Durante os últimos 15 anos, o complexo siderúrgico registrou perdas de mais de US$ 1,2 bilhão, revelou Medina.
Concorrência desleal
Em 20 de novembro do ano passado, a Compañía de Aceros del Pacífico (CAP), um importante produtor de aço do Chile, apresentou uma queixa formal à Comissão Anti-Distorção.
Na denúncia, a CAP acusava as empresas chinesas de venderem aço a preços até 40% inferiores ao valor de mercado, o que provocou perdas diárias para a entidade de cerca de US$ 1 milhão.
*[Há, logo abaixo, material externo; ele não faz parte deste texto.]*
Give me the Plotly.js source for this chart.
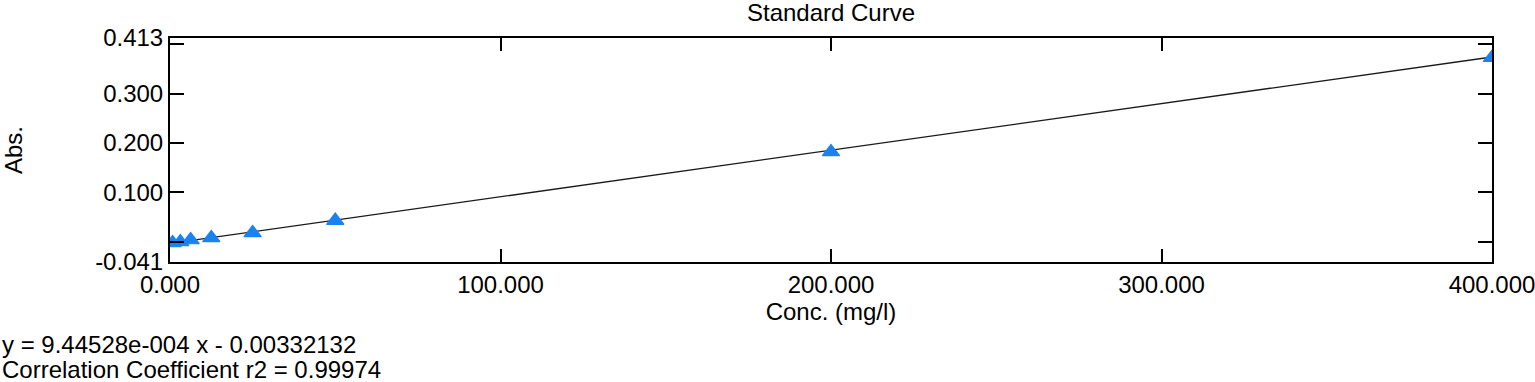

A CAP visava especificamente a importação de barras de aço utilizadas para produzir bolas de moagem para a indústria da mineração, bem como a de bolas de aço acabadas.
O anúncio de 9 de setembro vem na sequência de recentes alertas de legisladores chilenos de que o seu país tem sido alvo de pressões políticas e econômicas por parte da China.
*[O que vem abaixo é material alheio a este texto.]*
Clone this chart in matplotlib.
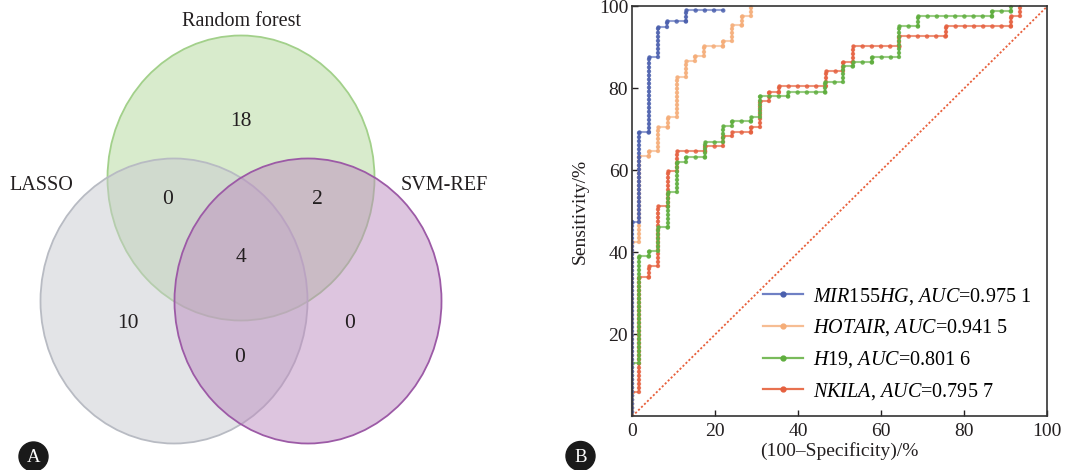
import matplotlib
matplotlib.use("Agg")
from matplotlib import pyplot as plt
from matplotlib.patches import Ellipse, Circle
from matplotlib.collections import LineCollection
from matplotlib.lines import Line2D
from matplotlib.colors import to_rgba

plt.rcParams['font.family'] = ['Liberation Serif', 'DejaVu Serif']
plt.rcParams['mathtext.fontset'] = 'custom'
plt.rcParams['mathtext.rm'] = 'Liberation Serif'
plt.rcParams['mathtext.it'] = 'Liberation Serif:italic'
plt.rcParams['lines.scale_dashes'] = False

# ---- Venn data (panel A)
set_names = ["Random forest", "LASSO", "SVM-REF"]
region_names = ["RF only", "RF & LASSO", "RF & SVM-REF", "all three",
                "LASSO only", "SVM-REF only", "LASSO & SVM-REF"]
region_counts = [18, 0, 2, 4, 10, 0, 0]

# ---- ROC data (panel B), step corners (steps-post), in %
mir_fpr = [0, 0, 1.7, 4.0, 6.1, 8.4, 12.9, 21.9]
mir_tpr = [0, 47.5, 69.4, 87.7, 95.0, 96.4, 99.2, 99.2]

hot_fpr = [0, 0, 1.7, 4.1, 6.3, 8.5, 10.8, 12.9, 15.1, 17.3, 21.8, 24.1, 26.4, 28.6]
hot_tpr = [0, 42.6, 63.6, 64.6, 70.6, 73.1, 82.8, 86.7, 87.9, 90.4, 91.5, 95.4, 97.7, 100]

h19_fpr = [0, 0, 1.7, 4.1, 6.3, 8.5, 10.8, 12.9, 17.4, 21.9, 24.1, 28.6, 30.8,
           37.6, 46.4, 50.8, 53.1, 57.7, 64.3, 68.8, 86.6, 91.3]
h19_tpr = [0, 13.1, 39.1, 40.3, 46.2, 54.8, 62.1, 63.3, 67.0, 70.8, 72.1, 73.1, 78.1,
           79.2, 81.6, 85.4, 86.5, 87.7, 95.2, 97.6, 98.8, 100]

nk_fpr = [0, 0, 1.7, 4.1, 6.3, 8.5, 10.8, 17.4, 21.9, 24.1, 28.6, 30.8, 33.0,
          35.3, 46.6, 50.8, 53.1, 64.3, 75.5, 91.3, 93.4]
nk_tpr = [0, 6.0, 34.0, 36.7, 51.3, 59.8, 64.7, 66.0, 68.4, 69.4, 70.6, 76.8, 79.2,
          80.6, 84.2, 86.5, 90.3, 92.8, 95.2, 97.6, 100]

gene_labels = [r"$\mathit{MIR}$155$\mathit{HG}$", r"$\mathit{HOTAIR}$",
               r"$\mathit{H}$19", r"$\mathit{NKILA}$"]
auc_values = [0.9751, 0.9415, 0.8016, 0.7957]
x_ticks = [0, 20, 40, 60, 80, 100]
y_ticks = [20, 40, 60, 80, 100]

fig = plt.figure(figsize=(10.66, 4.70), dpi=100)

# overlay in pixel coordinates for the Venn diagram and the panel badges
axv = fig.add_axes([0, 0, 1, 1])
axv.set_xlim(0, 1066)
axv.set_ylim(470, 0)
axv.axis('off')

circle_xy = [(241, 178), (174, 301), (308, 301)]
circle_fill = ['#b3d89b', '#c9cbd0', '#bd8dc0']
circle_edge = ['#a2d08a', '#b8bbc3', '#9c5aa6']
for (cx, cy), fc, ec in zip(circle_xy, circle_fill, circle_edge):
    axv.add_patch(Ellipse((cx, cy), 267, 285, facecolor=to_rgba(fc, 0.5),
                          edgecolor=ec, lw=1.3))

name_xy = [(241, 22), (41, 185), (444, 185)]
for name, (tx, ty) in zip(set_names, name_xy):
    axv.text(tx, ty, name, ha='center', va='center', fontsize=14.5, color='#231f20')

count_xy = [(241, 121), (168, 200), (317, 200), (241, 258), (128, 323), (350, 323), (240, 358)]
for n, (tx, ty) in zip(region_counts, count_xy):
    axv.text(tx, ty, str(n), ha='center', va='center', fontsize=15.5, color='#231f20')

for letter, (bx, by) in zip(["A", "B"], [(33.5, 456.5), (580.5, 456)]):
    axv.add_patch(Circle((bx, by), 14.5, color='#1a1a1a'))
    axv.text(bx, by + 1, letter, ha='center', va='center', fontsize=13.5, color='white')

# ---- ROC panel
ax = fig.add_axes([632.3 / 1066, (470 - 416.3) / 470, 415 / 1066, 410 / 470])
ax.set_xlim(0, 100)
ax.set_ylim(0, 100)


def step_segments(x, y):
    horiz, vert = [], []
    for i in range(len(x) - 1):
        if x[i + 1] != x[i]:
            horiz.append([(x[i], y[i]), (x[i + 1], y[i])])
        if y[i + 1] != y[i]:
            vert.append([(x[i + 1], y[i]), (x[i + 1], y[i + 1])])
    return horiz, vert


curves = [(nk_fpr, nk_tpr, '#e8714f', '#e5603f'),
          (h19_fpr, h19_tpr, '#79bb5b', '#5fae3e'),
          (hot_fpr, hot_tpr, '#f6bd93', '#f5ad78'),
          (mir_fpr, mir_tpr, '#6f80c4', '#4a5fad')]
for fpr, tpr, lc, dc in curves:
    ax.plot(fpr, tpr, drawstyle='steps-post', color=lc, lw=1.5, alpha=0.75, clip_on=False)
    horiz, vert = step_segments(fpr, tpr)
    ax.add_collection(LineCollection(horiz, colors=dc, linewidths=3.3, alpha=0.85,
                                     linestyles=[(0, (0.01, 6.6))], capstyle='round'))
    ax.add_collection(LineCollection(vert, colors=dc, linewidths=3.2, alpha=0.85,
                                     linestyles=[(0, (0.01, 2.9))], capstyle='round'))

ax.plot([0, 100], [0, 100], color='#e8603c', lw=1.3, linestyle=(0, (1.5, 1.5)))

handles = []
for lc, dc in [('#6f80c4', '#4a5fad'), ('#f6bd93', '#f5ad78'),
               ('#79bb5b', '#5fae3e'), ('#e8714f', '#e5603f')]:
    handles.append(Line2D([0], [0], color=lc, lw=1.6, marker='o', ms=3.5,
                          mfc=dc, mec=dc))
labels = []
for g, v in zip(gene_labels, auc_values):
    s = f"{v:.4f}"
    labels.append(g + r", $\mathit{AUC}$=" + s[:-1] + " " + s[-1])
ax.legend(handles, labels, loc='upper left', bbox_to_anchor=(763 / 1066, 1 - 286 / 470),
          bbox_transform=fig.transFigure, frameon=False, fontsize=14.5,
          handlelength=2.0, handletextpad=0.5, labelspacing=0.53,
          borderpad=0, borderaxespad=0)

ax.set_xticks(x_ticks)
ax.set_yticks(y_ticks)
ax.tick_params(direction='in', length=4, width=1, labelsize=14, colors='#231f20')
ax.tick_params(axis='x', pad=5)
ax.tick_params(axis='y', pad=3)
for sp in ax.spines.values():
    sp.set_color('#333333')
    sp.set_linewidth(1.2)
ax.set_xlabel("(100\u2013Specificity)/%", fontsize=14, labelpad=1, color='#231f20')
ax.set_ylabel("Sensitivity/%", fontsize=14, labelpad=7, color='#231f20')

fig.savefig("out.png", dpi=100)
A decisão, que se alinha com os interesses chineses, constitui um golpe devastador para a usina siderúrgica de Huachipato, que começará a fechar no dia 23 de setembro, pondo fim a mais de 70 anos de funcionamento.
Aproximadamente 22.000 postos de trabalho na região de Bío Bío estão em risco. O encerramento prosseguirá gradualmente até meados de outubro, com um impacto significativo na economia local.
Incerteza na América Latina
Nas últimas duas décadas, a China passou de um grande importador de aço para o principal produtor mundial, aumentando a sua quota global de 15% em 2000 para 54% em 2023.
A indústria siderúrgica latino-americana está enfrentando desafios significativos devido ao influxo de aço chinês e às distorções de preços.
Assim como o Chile, a Colômbia viveu algumas semanas críticas que poderão determinar a futura estabilidade do seu setor siderúrgico.
Empresas colombianas como a Siderúrgica Paz del Río e a Alumina, uma multinacional de extrusão de alumínio, solicitaram ao Ministério do Comércio colombiano a aplicação de medidas anti-dumping.
No Brasil, a produtora local de aço Gerdau iniciou 2024 demitindo trabalhadores em sua fábrica de Pindamonhangaba, em São Paulo. A empresa atribuiu essas dispensas às “condições desafiadoras no mercado brasileiro causadas pelo impacto predatório das importações de aço chinês”, de acordo com seu comunicado no fim de fevereiro.
No Peru, a indústria metalúrgica enfrentou uma recessão no início de 2024, em grande parte atribuída a “preços predatórios” resultantes de um acordo de livre comércio com a China, aponta Antonio Castillo, diretor-geral da Sociedade Nacional das Indústrias do país (SNI).
As críticas e protestos destacam sistematicamente uma questão fundamental: o aço chinês, fortemente subsidiado, é mais barato do que o local.
Sem uma ação firme por parte dos governos latino-americanos, o influxo de aço chinês persistirá, minando os mercados locais e dizimando as empresas siderúrgicas, como evidenciado pelo colapso de Huachipato.